THE Foreign Investment Promotion Board has waived the condition of investing $31.5 million upfront it had imposed on the Netherlands-based parent company of Rabo India Finance Ltd (RIFL) for acquisition of the 25 per cent Indian shareholding in the company.

The FIPB has reduced the amount the company has to bring in upfront from $31.5 million to $10 million and has granted the company a two-year period from the date of approval for pumping in the remaining $21.5 million into RIFL.

However, the FIPB waiver is subject to the condition that the acquisition of the Indian equity will count towards minimum capitalisation norm only to the extent of the face value of the share acquired and that the minimum capital of $50 million would have to be met by way of equity capital and cannot be kept in debt/quasi-debt instrument.

The FIPB has also put a bar on investment in all types of downstream subsidiary by RIFL before fulfilling the minimum capitalisation norm.

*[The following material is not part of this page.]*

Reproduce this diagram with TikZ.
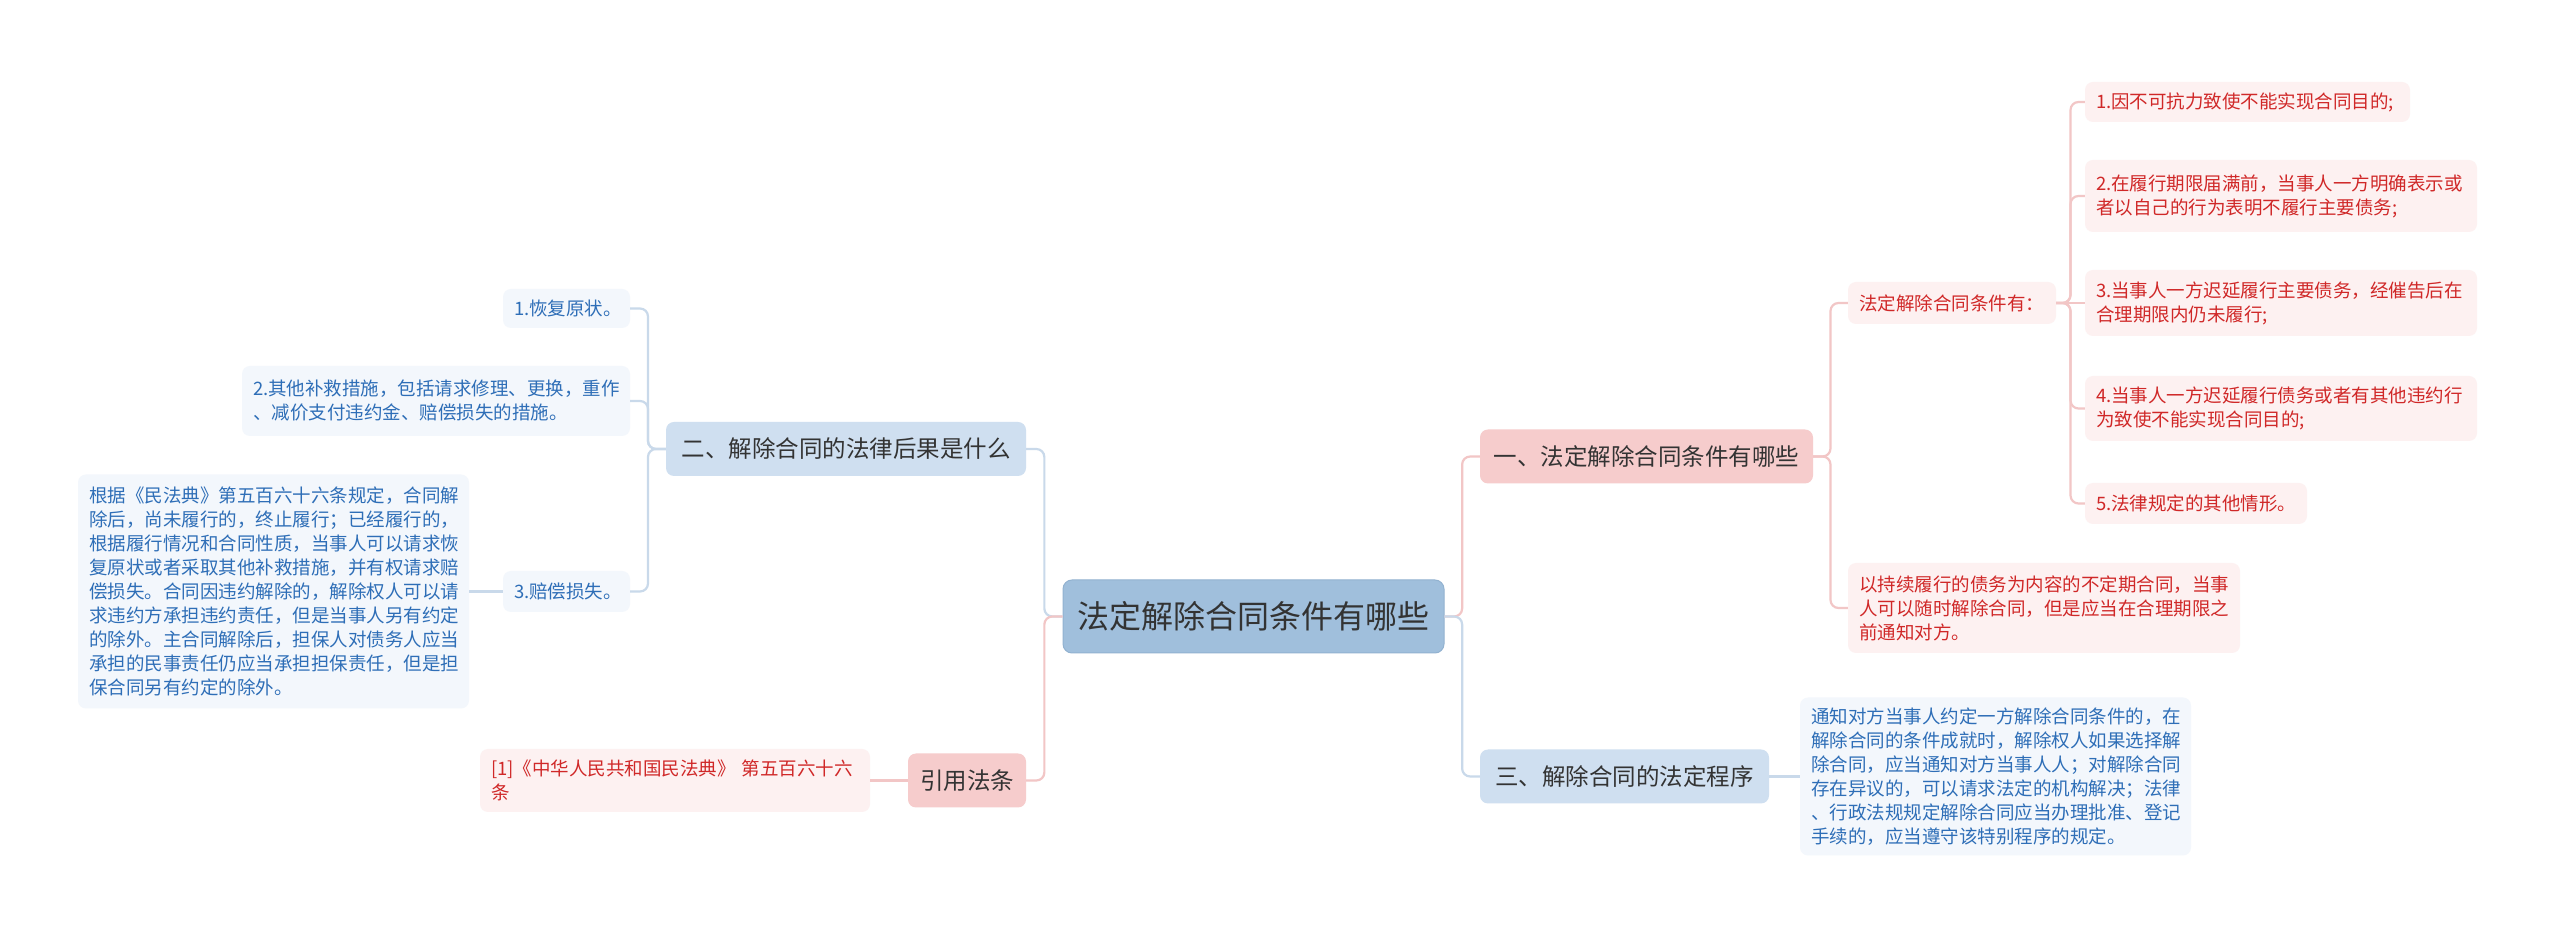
\documentclass[tikz,border=0pt]{standalone}
\usepackage{fontspec}
\usepackage{xcolor}
\usepackage{tikz}
\usetikzlibrary{
	calc,
	positioning
}
\newfontfamily\cjk{Noto Sans CJK SC}
\definecolor{RootBlue}{RGB}{160,191,220}
\definecolor{RootEdge}{RGB}{146,178,208}
\definecolor{PinkMain}{RGB}{246,204,204}
\definecolor{BlueMain}{RGB}{207,223,240}
\definecolor{PinkLeaf}{RGB}{253,241,241}
\definecolor{BlueLeaf}{RGB}{243,247,252}
\definecolor{RedText}{RGB}{208,40,40}
\definecolor{BlueText}{RGB}{46,110,183}
\definecolor{PinkLine}{RGB}{242,198,198}
\definecolor{BlueLine}{RGB}{201,217,234}
\definecolor{MainGray}{RGB}{51,51,51}

\begin{document}
\begin{tikzpicture}[x=1pt, y=1pt,
		root/.style={fill=RootBlue, draw=RootEdge, line width=1pt, text=MainGray, rounded corners=9pt, font=\cjk\fontsize{32}{38}\selectfont, minimum width=381pt, minimum height=73pt},
		topic/.style={rounded corners=8pt, text=MainGray, font=\cjk\fontsize{23.5}{28}\selectfont, minimum height=54pt},
		pinktopic/.style={topic, fill=PinkMain},
		bluetopic/.style={topic, fill=BlueMain},
		leaf/.style={rounded corners=8pt, font=\cjk\fontsize{18.5}{24}\selectfont, align=left, inner xsep=11pt, inner ysep=0pt},
		pinkleaf/.style={leaf, fill=PinkLeaf, text=RedText},
		blueleaf/.style={leaf, fill=BlueLeaf, text=BlueText},
		pinkline/.style={draw=PinkLine, line width=2.2pt, rounded corners=8pt},
		blueline/.style={draw=BlueLine, line width=2.2pt, rounded corners=8pt}]
			\path[fill=white] (0,0) rectangle (2560,937);
			\useasboundingbox (0,0) rectangle (2560,937);
			\node[root] (root) at (1253.5,320.5) {法定解除合同条件有哪些};
			\node[pinktopic, minimum width=333pt] (t1) at (1646.5,480.5) {一、法定解除合同条件有哪些};
			\node[bluetopic, minimum width=289pt] (t3) at (1624.5,160.5) {三、解除合同的法定程序};
			\node[bluetopic, minimum width=360pt] (t2) at (846,488) {二、解除合同的法律后果是什么};
			\node[pinktopic, minimum width=118pt] (law) at (967,156.5) {引用法条};
			\node[pinkleaf, text width=186pt, minimum height=42pt] (cond) at (1952,634) {法定解除合同条件有：};
			\node[pinkleaf, text width=370pt, minimum height=90pt] (open) at (2044,329) {以持续履行的债务为内容的不定期合同，当事\\人可以随时解除合同，但是应当在合理期限之\\前通知对方。};
			\node[pinkleaf, text width=303pt, minimum height=40pt] (c1) at (2247.5,835) {1.因不可抗力致使不能实现合同目的;};
			\node[pinkleaf, text width=370pt, minimum height=72pt] (c2) at (2281,741) {2.在履行期限届满前，当事人一方明确表示或\\者以自己的行为表明不履行主要债务;};
			\node[pinkleaf, text width=370pt, minimum height=66pt] (c3) at (2281,634) {3.当事人一方迟延履行主要债务，经催告后在\\合理期限内仍未履行;};
			\node[pinkleaf, text width=370pt, minimum height=65pt] (c4) at (2281,528.5) {4.当事人一方迟延履行债务或者有其他违约行\\为致使不能实现合同目的;};
			\node[pinkleaf, text width=200pt, minimum height=41pt] (c5) at (2196,433.5) {5.法律规定的其他情形。};
			\node[blueleaf, text width=369pt, minimum height=158pt] (proc) at (1995.5,160.5) {通知对方当事人约定一方解除合同条件的，在\\解除合同的条件成就时，解除权人如果选择解\\除合同，应当通知对方当事人人；对解除合同\\存在异议的，可以请求法定的机构解决；法律\\、行政法规规定解除合同应当办理批准、登记\\手续的，应当遵守该特别程序的规定。};
			\node[blueleaf, text width=105pt, minimum height=39pt] (b1) at (566.5,628.5) {1.恢复原状。};
			\node[blueleaf, text width=366pt, minimum height=70pt] (b2) at (436,536) {2.其他补救措施，包括请求修理、更换，重作\\、减价支付违约金、赔偿损失的措施。};
			\node[blueleaf, text width=105pt, minimum height=41pt] (b3) at (566.5,345.5) {3.赔偿损失。};
			\node[blueleaf, text width=369pt, minimum height=234pt] (loss) at (273.5,345.5) {根据《民法典》第五百六十六条规定，合同解\\除后，尚未履行的，终止履行；已经履行的，\\根据履行情况和合同性质，当事人可以请求恢\\复原状或者采取其他补救措施，并有权请求赔\\偿损失。合同因违约解除的，解除权人可以请\\求违约方承担违约责任，但是当事人另有约定\\的除外。主合同解除后，担保人对债务人应当\\承担的民事责任仍应当承担担保责任，但是担\\保合同另有约定的除外。};
			\node[pinkleaf, text width=368pt, minimum height=63pt] (lawtxt) at (675,156.5) {[1]《中华人民共和国民法典》 第五百六十六\\条};
			\draw[pinkline] (root.east) -- ($(root.east)!.5!(root.east -| t1.west)$) |- (t1.west);
			\draw[blueline] (root.east) -- ($(root.east)!.5!(root.east -| t3.west)$) |- (t3.west);
			\draw[blueline] (root.west) -- ($(root.west)!.5!(root.west -| t2.east)$) |- (t2.east);
			\draw[pinkline] (root.west) -- ($(root.west)!.5!(root.west -| law.east)$) |- (law.east);
			\foreach \b in {cond, open}
				\draw[pinkline] (t1.east) -- ($(t1.east)!.5!(t1.east -| \b.west)$) |- (\b.west);
			\foreach \b in {c1, c2, c4, c5}
				\draw[pinkline] (cond.east) -- ($(cond.east)!.5!(cond.east -| \b.west)$) |- (\b.west);
			\draw[pinkline] (cond.east) -- (c3.west);
			\foreach \b in {b1, b2, b3}
				\draw[blueline] (t2.west) -- ($(t2.west)!.5!(t2.west -| \b.east)$) |- (\b.east);
			\draw[blueline] (t3.east) -- (proc.west);
			\draw[blueline] (b3.west) -- (loss.east);
			\draw[pinkline] (law.west) -- (lawtxt.east);
		\end{tikzpicture}
\end{document}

The FIPB waiver follows recommendations from the Department of Economic Affairs (DEA) which had, in February this year, imposed the condition of bringing in the entire investment required to meet the minimum capitalisation norm of $50 million required for fund-based NBFC activities when RIFL's parent, namely, Cooperative Centrale Raiffeisen Boerenleebank B Boerenleebank, had applied for converting RIFL into a wholly-owned subsidiary.

The board has also made it clear that the entire minimum capitalisation norm has to be met by way of inward remittance foreign exchange through normal banking channel. The company is currently in the process of converting itself into a bank from its present NBFC structure for which it has recently received the go-ahead from the Reserve Bank of India and will be known as Rabo Bank India.